Some state leaders say preparing for a new economy is as important as preserving democracy itself.

At the 86th U.S. Conference of Mayors last week, the potential consequences of automation were a hot topic among the local leaders — economic displacement, loss of civic responsibility within their citizenry, increases in socioeconomic inequality and even the potential for degradation of the democratic principles of our society.

Daunting? Absolutely. But unlike the waves of automation that revolutionized industry 25, 50 and 100 years ago, community leaders agree that they have an ally to help guide them through the oncoming changes: foresight. How helpful foresight will be, however, is anyone’s guess. 

“You could argue already that the cocktail of circumstances waiting for us isn’t that different from what we had in the 1990s with the combination of globalization automation profoundly and forever changing the auto industry, but this time we see it coming,” Mayor Buttiegieg said in his opening statement at a task force meeting themed around automation and its effects on American cities. “So we really will have no excuse if 20 years from now we’re asked what we did in 2018 to prepare our cities.”

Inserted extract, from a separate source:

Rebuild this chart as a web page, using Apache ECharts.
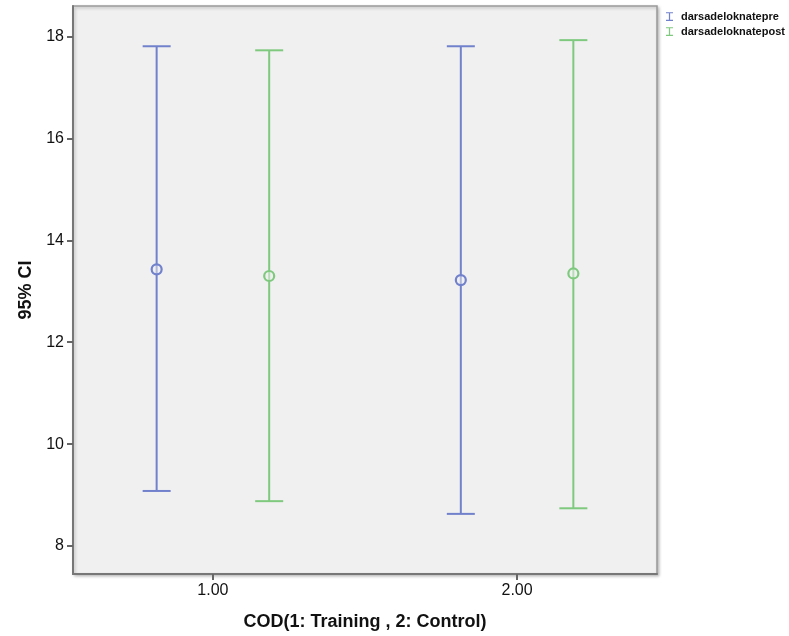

“We can see what what’s coming in broad-brush terms, at least,” West Sacramento Mayor Christopher Cabaldon told StateScoop over the phone. “Although as mayors we don’t have the ability to shape it in the broadest of terms, we can — as opportunities in the moment arrive — make choices, encourage conversation and innovate new approaches that hopefully will nudge our cities and our societies towards those kinds of positive benefits.”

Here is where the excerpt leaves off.